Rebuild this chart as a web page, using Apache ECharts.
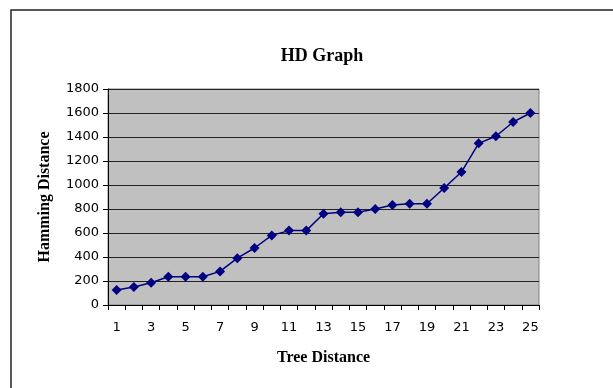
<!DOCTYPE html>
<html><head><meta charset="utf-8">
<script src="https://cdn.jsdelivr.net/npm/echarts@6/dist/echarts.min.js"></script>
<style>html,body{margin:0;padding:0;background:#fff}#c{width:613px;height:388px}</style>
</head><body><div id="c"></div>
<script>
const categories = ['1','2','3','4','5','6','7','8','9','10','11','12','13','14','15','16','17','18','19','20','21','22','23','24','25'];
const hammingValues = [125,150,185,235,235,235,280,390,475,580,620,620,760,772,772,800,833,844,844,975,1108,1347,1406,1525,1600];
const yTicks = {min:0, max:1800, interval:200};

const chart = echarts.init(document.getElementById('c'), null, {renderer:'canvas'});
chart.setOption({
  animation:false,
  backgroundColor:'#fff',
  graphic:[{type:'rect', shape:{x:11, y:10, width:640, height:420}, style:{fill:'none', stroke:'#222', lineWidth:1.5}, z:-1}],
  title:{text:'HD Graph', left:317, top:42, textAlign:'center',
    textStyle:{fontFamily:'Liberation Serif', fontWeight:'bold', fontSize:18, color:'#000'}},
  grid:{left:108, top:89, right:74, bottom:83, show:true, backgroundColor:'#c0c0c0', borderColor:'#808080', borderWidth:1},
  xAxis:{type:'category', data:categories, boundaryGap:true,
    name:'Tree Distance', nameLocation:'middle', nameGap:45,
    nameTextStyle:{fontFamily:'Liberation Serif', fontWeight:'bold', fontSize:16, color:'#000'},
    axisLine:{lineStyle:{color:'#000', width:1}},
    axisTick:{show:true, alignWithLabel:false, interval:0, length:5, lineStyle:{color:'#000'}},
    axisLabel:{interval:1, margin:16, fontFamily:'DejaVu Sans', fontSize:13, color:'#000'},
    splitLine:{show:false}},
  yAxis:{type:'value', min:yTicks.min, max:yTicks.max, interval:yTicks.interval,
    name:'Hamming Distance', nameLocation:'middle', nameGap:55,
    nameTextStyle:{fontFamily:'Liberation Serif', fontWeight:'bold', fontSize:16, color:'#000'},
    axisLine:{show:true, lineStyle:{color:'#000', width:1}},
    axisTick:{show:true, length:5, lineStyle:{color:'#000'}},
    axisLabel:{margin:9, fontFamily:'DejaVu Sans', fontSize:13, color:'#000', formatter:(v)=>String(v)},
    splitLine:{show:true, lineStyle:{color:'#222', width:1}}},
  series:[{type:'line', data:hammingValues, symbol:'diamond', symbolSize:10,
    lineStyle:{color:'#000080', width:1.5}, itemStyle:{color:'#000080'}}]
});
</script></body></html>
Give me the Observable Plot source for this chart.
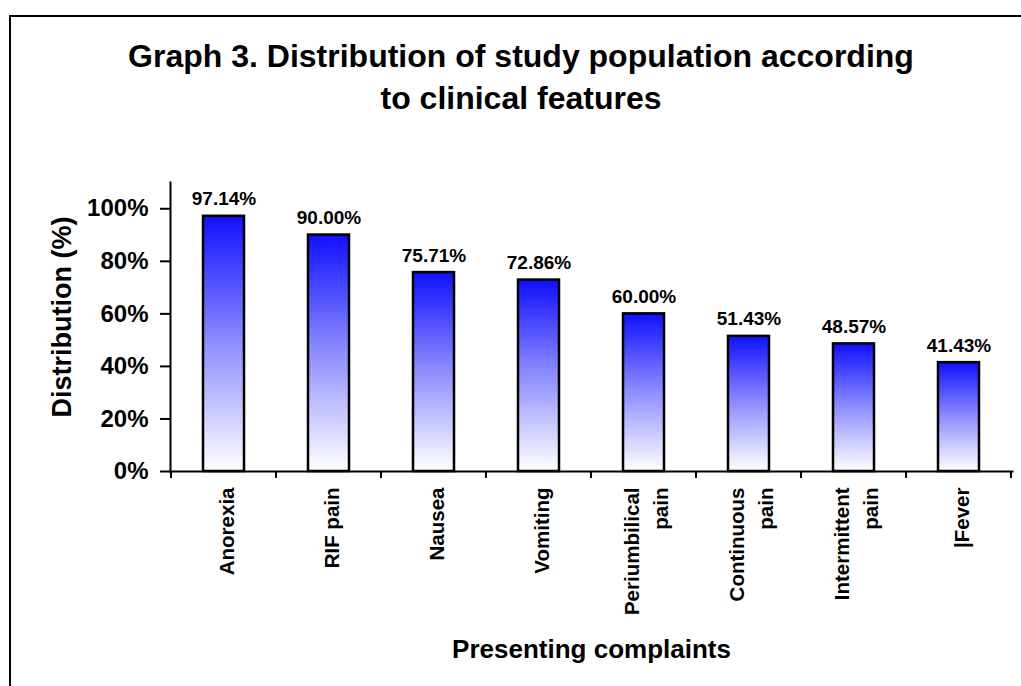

• **Exercise**
Extract all lines from the data in which "this" is found.

• **Result below**
Rebuild this chart as a web page, using Apache ECharts.
Give me the Observable Plot source for this chart.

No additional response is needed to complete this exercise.